- Exercise details -
Copy out all the lines exactly. Omit pictures.

++++ Dataset excerpt ++++

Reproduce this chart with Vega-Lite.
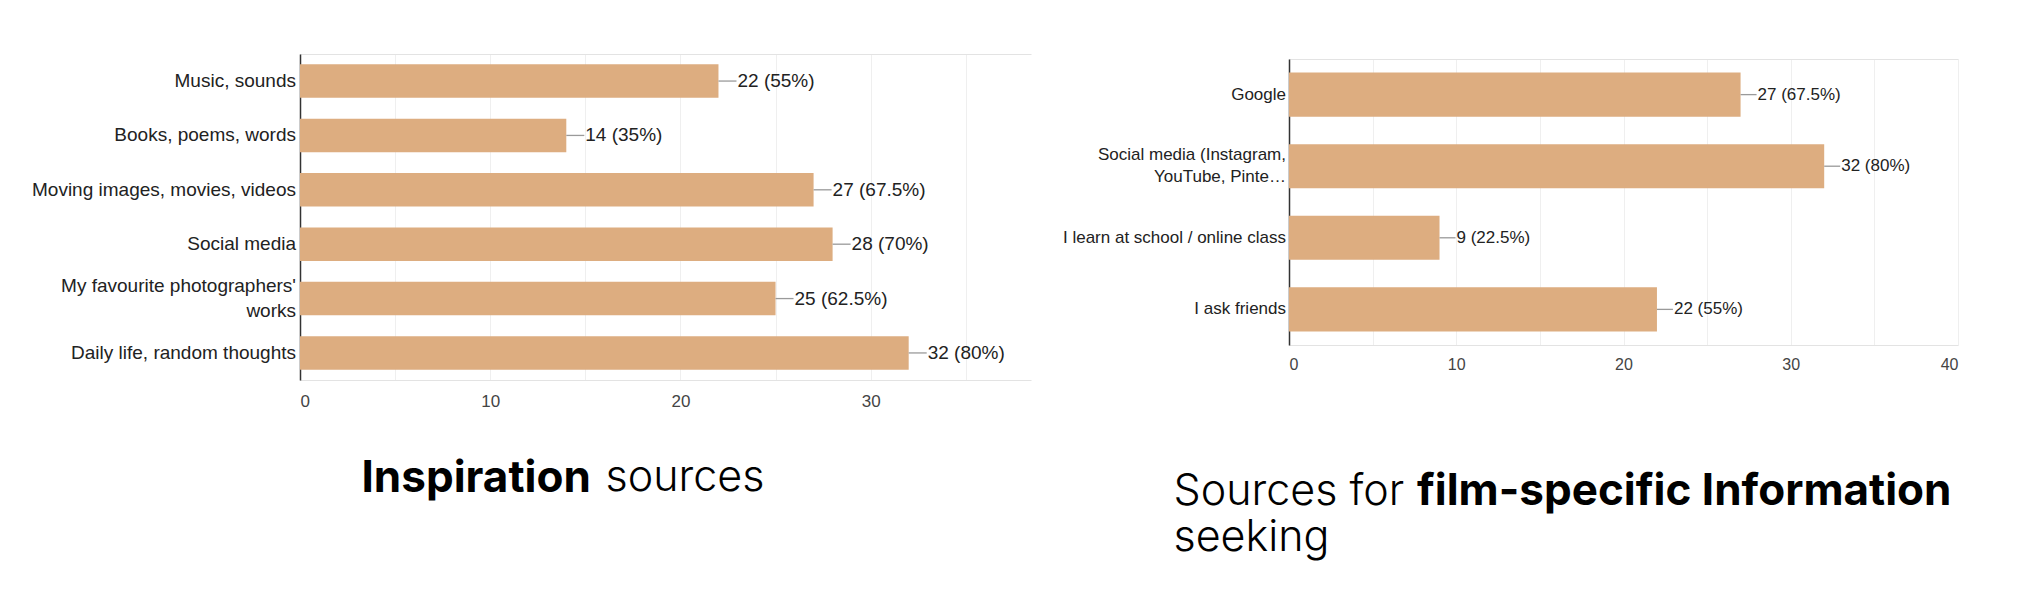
{
  "$schema": "https://vega.github.io/schema/vega-lite/v6.json",
  "padding": {"left": 31, "top": 54, "right": 5, "bottom": 5},
  "background": "white",
  "spacing": 258,
  "bounds": "flush",
  "config": {"font": "Liberation Sans"},
  "datasets": {
    "inspiration": [
      {"source": "Music, sounds", "count": 22, "label": "22 (55%)"},
      {"source": "Books, poems, words", "count": 14, "label": "14 (35%)"},
      {"source": "Moving images, movies, videos", "count": 27, "label": "27 (67.5%)"},
      {"source": "Social media", "count": 28, "label": "28 (70%)"},
      {"source": "My favourite photographers' works", "count": 25, "label": "25 (62.5%)"},
      {"source": "Daily life, random thoughts", "count": 32, "label": "32 (80%)"}
    ],
    "film": [
      {"source": "Google", "count": 27, "label": "27 (67.5%)"},
      {"source": "Social media (Instagram, YouTube, Pinte…", "count": 32, "label": "32 (80%)"},
      {"source": "I learn at school / online class", "count": 9, "label": "9 (22.5%)"},
      {"source": "I ask friends", "count": 22, "label": "22 (55%)"}
    ]
  },
  "hconcat": [
    {
      "width": 731,
      "height": 326,
      "view": {"stroke": null},
      "data": {"name": "inspiration"},
      "layer": [
        {
          "mark": {"type": "bar", "color": "#ddad80"},
          "encoding": {
            "y": {
              "field": "source", "type": "nominal", "sort": null,
              "scale": {"paddingInner": 0.385, "paddingOuter": 0.19},
              "axis": {
                "orient": "left", "domain": true, "domainColor": "#333333", "domainWidth": 1.5,
                "ticks": false, "tickSize": 0, "grid": false,
                "labelPadding": 4.5, "labelFont": "Liberation Sans", "labelFontSize": 19,
                "labelColor": "#222222", "labelLimit": 500, "labelLineHeight": 25,
                "labelExpr": "indexof(datum.value, 'My favourite') == 0 ? ['My favourite photographers\\'', 'works'] : datum.label",
                "labelOffset": {"condition": {"test": "indexof(datum.value, 'My favourite') == 0", "value": -12.5}, "value": 0},
                "title": "Inspiration", "titleAngle": 0, "titleAlign": "left", "titleBaseline": "alphabetic",
                "titleX": 61, "titleY": 437.5, "titleFont": "Inter", "titleFontWeight": 700,
                "titleFontSize": 44, "titleColor": "#000000"
              }
            },
            "x": {
              "field": "count", "type": "quantitative",
              "scale": {"domain": [0, 38.43], "nice": false, "zero": true},
              "axis": {
                "orient": "bottom", "values": [0, 10, 20, 30],
                "grid": false, "ticks": false, "tickSize": 0,
                "domain": true, "domainColor": "#e3e3e3",
                "labelFont": "Liberation Sans", "labelFontSize": 17, "labelColor": "#444444",
                "labelPadding": 21, "labelBaseline": "middle",
                "title": "sources", "titleAngle": 0, "titleAlign": "left", "titleBaseline": "alphabetic",
                "titleX": 305, "titleY": 110.5, "titleFont": "Inter", "titleFontWeight": 300,
                "titleFontSize": 43, "titleColor": "#000000"
              }
            }
          }
        },
        {
          "mark": {"type": "rule", "x2Offset": 18, "color": "#9a9a9a", "strokeWidth": 1.3},
          "encoding": {
            "y": {"field": "source", "type": "nominal", "sort": null},
            "x": {
              "field": "count", "type": "quantitative",
              "scale": {"domain": [0, 38.43], "nice": false, "zero": true},
              "axis": {
                "orient": "top", "values": [0, 5, 10, 15, 20, 25, 30, 35],
                "labels": false, "ticks": false, "tickSize": 0,
                "grid": true, "gridColor": "#efefef",
                "domain": true, "domainColor": "#e3e3e3", "title": null
              }
            },
            "x2": {"field": "count"}
          }
        },
        {
          "mark": {"type": "text", "align": "left", "baseline": "middle", "dx": 19, "fontSize": 19, "font": "Liberation Sans", "color": "#222222"},
          "encoding": {
            "y": {"field": "source", "type": "nominal", "sort": null},
            "x": {"field": "count", "type": "quantitative", "scale": {"domain": [0, 38.43], "nice": false, "zero": true}, "axis": null},
            "text": {"field": "label"}
          }
        }
      ],
      "resolve": {"axis": {"x": "independent"}}
    },
    {
      "width": 669,
      "height": 291,
      "view": {"stroke": null},
      "data": {"name": "film"},
      "layer": [
        {
          "mark": {"type": "bar", "color": "#ddad80"},
          "encoding": {
            "y": {
              "field": "source", "type": "nominal", "sort": null,
              "scale": {"paddingInner": 0.385, "paddingOuter": 0.19, "range": [5, 291]},
              "axis": {
                "orient": "left", "domain": true, "domainColor": "#333333", "domainWidth": 1.5,
                "ticks": false, "tickSize": 0, "grid": false,
                "labelPadding": 3.5, "labelFont": "Liberation Sans", "labelFontSize": 17,
                "labelColor": "#222222", "labelLimit": 500, "labelLineHeight": 22,
                "labelExpr": "indexof(datum.value, 'Social media') == 0 ? ['Social media (Instagram,', 'YouTube, Pinte…'] : datum.label",
                "labelOffset": {"condition": {"test": "indexof(datum.value, 'Social media') == 0", "value": -11}, "value": 0},
                "title": "film-specific Information", "titleAngle": 0, "titleAlign": "right", "titleBaseline": "alphabetic",
                "titleX": 662, "titleY": 450, "titleFont": "Inter", "titleFontWeight": 700,
                "titleFontSize": 44, "titleColor": "#000000"
              }
            },
            "x": {
              "field": "count", "type": "quantitative",
              "scale": {"domain": [0, 40], "nice": false, "zero": true},
              "axis": {
                "orient": "bottom", "values": [0, 10, 20, 30, 40],
                "grid": false, "ticks": false, "tickSize": 0,
                "domain": true, "domainColor": "#e3e3e3",
                "labelFont": "Liberation Sans", "labelFontSize": 16, "labelColor": "#444444",
                "labelPadding": 19, "labelBaseline": "middle",
                "title": ["Sources for", "seeking"], "titleAngle": 0, "titleAlign": "left", "titleBaseline": "alphabetic",
                "titleX": -116, "titleY": 159, "titleLineHeight": 46, "titleFont": "Inter", "titleFontWeight": 300,
                "titleFontSize": 43, "titleColor": "#000000"
              }
            }
          }
        },
        {
          "mark": {"type": "rule", "x2Offset": 16, "color": "#9a9a9a", "strokeWidth": 1.3},
          "encoding": {
            "y": {"field": "source", "type": "nominal", "sort": null},
            "x": {
              "field": "count", "type": "quantitative",
              "scale": {"domain": [0, 40], "nice": false, "zero": true},
              "axis": {
                "orient": "top", "values": [0, 5, 10, 15, 20, 25, 30, 35, 40],
                "labels": false, "ticks": false, "tickSize": 0, "offset": -5,
                "grid": true, "gridColor": "#efefef",
                "domain": true, "domainColor": "#e3e3e3", "title": null
              }
            },
            "x2": {"field": "count"}
          }
        },
        {
          "mark": {"type": "text", "align": "left", "baseline": "middle", "dx": 17, "fontSize": 17, "font": "Liberation Sans", "color": "#222222"},
          "encoding": {
            "y": {"field": "source", "type": "nominal", "sort": null},
            "x": {"field": "count", "type": "quantitative", "scale": {"domain": [0, 40], "nice": false, "zero": true}, "axis": null},
            "text": {"field": "label"}
          }
        }
      ],
      "resolve": {"axis": {"x": "independent"}}
    }
  ]
}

++++

- Answer to this task -
Reproduce this chart with Vega-Lite.
{
  "$schema": "https://vega.github.io/schema/vega-lite/v6.json",
  "padding": {"left": 31, "top": 54, "right": 5, "bottom": 5},
  "background": "white",
  "spacing": 258,
  "bounds": "flush",
  "config": {"font": "Liberation Sans"},
  "datasets": {
    "inspiration": [
      {"source": "Music, sounds", "count": 22, "label": "22 (55%)"},
      {"source": "Books, poems, words", "count": 14, "label": "14 (35%)"},
      {"source": "Moving images, movies, videos", "count": 27, "label": "27 (67.5%)"},
      {"source": "Social media", "count": 28, "label": "28 (70%)"},
      {"source": "My favourite photographers' works", "count": 25, "label": "25 (62.5%)"},
      {"source": "Daily life, random thoughts", "count": 32, "label": "32 (80%)"}
    ],
    "film": [
      {"source": "Google", "count": 27, "label": "27 (67.5%)"},
      {"source": "Social media (Instagram, YouTube, Pinte…", "count": 32, "label": "32 (80%)"},
      {"source": "I learn at school / online class", "count": 9, "label": "9 (22.5%)"},
      {"source": "I ask friends", "count": 22, "label": "22 (55%)"}
    ]
  },
  "hconcat": [
    {
      "width": 731,
      "height": 326,
      "view": {"stroke": null},
      "data": {"name": "inspiration"},
      "layer": [
        {
          "mark": {"type": "bar", "color": "#ddad80"},
          "encoding": {
            "y": {
              "field": "source", "type": "nominal", "sort": null,
              "scale": {"paddingInner": 0.385, "paddingOuter": 0.19},
              "axis": {
                "orient": "left", "domain": true, "domainColor": "#333333", "domainWidth": 1.5,
                "ticks": false, "tickSize": 0, "grid": false,
                "labelPadding": 4.5, "labelFont": "Liberation Sans", "labelFontSize": 19,
                "labelColor": "#222222", "labelLimit": 500, "labelLineHeight": 25,
                "labelExpr": "indexof(datum.value, 'My favourite') == 0 ? ['My favourite photographers\\'', 'works'] : datum.label",
                "labelOffset": {"condition": {"test": "indexof(datum.value, 'My favourite') == 0", "value": -12.5}, "value": 0},
                "title": "Inspiration", "titleAngle": 0, "titleAlign": "left", "titleBaseline": "alphabetic",
                "titleX": 61, "titleY": 437.5, "titleFont": "Inter", "titleFontWeight": 700,
                "titleFontSize": 44, "titleColor": "#000000"
              }
            },
            "x": {
              "field": "count", "type": "quantitative",
              "scale": {"domain": [0, 38.43], "nice": false, "zero": true},
              "axis": {
                "orient": "bottom", "values": [0, 10, 20, 30],
                "grid": false, "ticks": false, "tickSize": 0,
                "domain": true, "domainColor": "#e3e3e3",
                "labelFont": "Liberation Sans", "labelFontSize": 17, "labelColor": "#444444",
                "labelPadding": 21, "labelBaseline": "middle",
                "title": "sources", "titleAngle": 0, "titleAlign": "left", "titleBaseline": "alphabetic",
                "titleX": 305, "titleY": 110.5, "titleFont": "Inter", "titleFontWeight": 300,
                "titleFontSize": 43, "titleColor": "#000000"
              }
            }
          }
        },
        {
          "mark": {"type": "rule", "x2Offset": 18, "color": "#9a9a9a", "strokeWidth": 1.3},
          "encoding": {
            "y": {"field": "source", "type": "nominal", "sort": null},
            "x": {
              "field": "count", "type": "quantitative",
              "scale": {"domain": [0, 38.43], "nice": false, "zero": true},
              "axis": {
                "orient": "top", "values": [0, 5, 10, 15, 20, 25, 30, 35],
                "labels": false, "ticks": false, "tickSize": 0,
                "grid": true, "gridColor": "#efefef",
                "domain": true, "domainColor": "#e3e3e3", "title": null
              }
            },
            "x2": {"field": "count"}
          }
        },
        {
          "mark": {"type": "text", "align": "left", "baseline": "middle", "dx": 19, "fontSize": 19, "font": "Liberation Sans", "color": "#222222"},
          "encoding": {
            "y": {"field": "source", "type": "nominal", "sort": null},
            "x": {"field": "count", "type": "quantitative", "scale": {"domain": [0, 38.43], "nice": false, "zero": true}, "axis": null},
            "text": {"field": "label"}
          }
        }
      ],
      "resolve": {"axis": {"x": "independent"}}
    },
    {
      "width": 669,
      "height": 291,
      "view": {"stroke": null},
      "data": {"name": "film"},
      "layer": [
        {
          "mark": {"type": "bar", "color": "#ddad80"},
          "encoding": {
            "y": {
              "field": "source", "type": "nominal", "sort": null,
              "scale": {"paddingInner": 0.385, "paddingOuter": 0.19, "range": [5, 291]},
              "axis": {
                "orient": "left", "domain": true, "domainColor": "#333333", "domainWidth": 1.5,
                "ticks": false, "tickSize": 0, "grid": false,
                "labelPadding": 3.5, "labelFont": "Liberation Sans", "labelFontSize": 17,
                "labelColor": "#222222", "labelLimit": 500, "labelLineHeight": 22,
                "labelExpr": "indexof(datum.value, 'Social media') == 0 ? ['Social media (Instagram,', 'YouTube, Pinte…'] : datum.label",
                "labelOffset": {"condition": {"test": "indexof(datum.value, 'Social media') == 0", "value": -11}, "value": 0},
                "title": "film-specific Information", "titleAngle": 0, "titleAlign": "right", "titleBaseline": "alphabetic",
                "titleX": 662, "titleY": 450, "titleFont": "Inter", "titleFontWeight": 700,
                "titleFontSize": 44, "titleColor": "#000000"
              }
            },
            "x": {
              "field": "count", "type": "quantitative",
              "scale": {"domain": [0, 40], "nice": false, "zero": true},
              "axis": {
                "orient": "bottom", "values": [0, 10, 20, 30, 40],
                "grid": false, "ticks": false, "tickSize": 0,
                "domain": true, "domainColor": "#e3e3e3",
                "labelFont": "Liberation Sans", "labelFontSize": 16, "labelColor": "#444444",
                "labelPadding": 19, "labelBaseline": "middle",
                "title": ["Sources for", "seeking"], "titleAngle": 0, "titleAlign": "left", "titleBaseline": "alphabetic",
                "titleX": -116, "titleY": 159, "titleLineHeight": 46, "titleFont": "Inter", "titleFontWeight": 300,
                "titleFontSize": 43, "titleColor": "#000000"
              }
            }
          }
        },
        {
          "mark": {"type": "rule", "x2Offset": 16, "color": "#9a9a9a", "strokeWidth": 1.3},
          "encoding": {
            "y": {"field": "source", "type": "nominal", "sort": null},
            "x": {
              "field": "count", "type": "quantitative",
              "scale": {"domain": [0, 40], "nice": false, "zero": true},
              "axis": {
                "orient": "top", "values": [0, 5, 10, 15, 20, 25, 30, 35, 40],
                "labels": false, "ticks": false, "tickSize": 0, "offset": -5,
                "grid": true, "gridColor": "#efefef",
                "domain": true, "domainColor": "#e3e3e3", "title": null
              }
            },
            "x2": {"field": "count"}
          }
        },
        {
          "mark": {"type": "text", "align": "left", "baseline": "middle", "dx": 17, "fontSize": 17, "font": "Liberation Sans", "color": "#222222"},
          "encoding": {
            "y": {"field": "source", "type": "nominal", "sort": null},
            "x": {"field": "count", "type": "quantitative", "scale": {"domain": [0, 40], "nice": false, "zero": true}, "axis": null},
            "text": {"field": "label"}
          }
        }
      ],
      "resolve": {"axis": {"x": "independent"}}
    }
  ]
}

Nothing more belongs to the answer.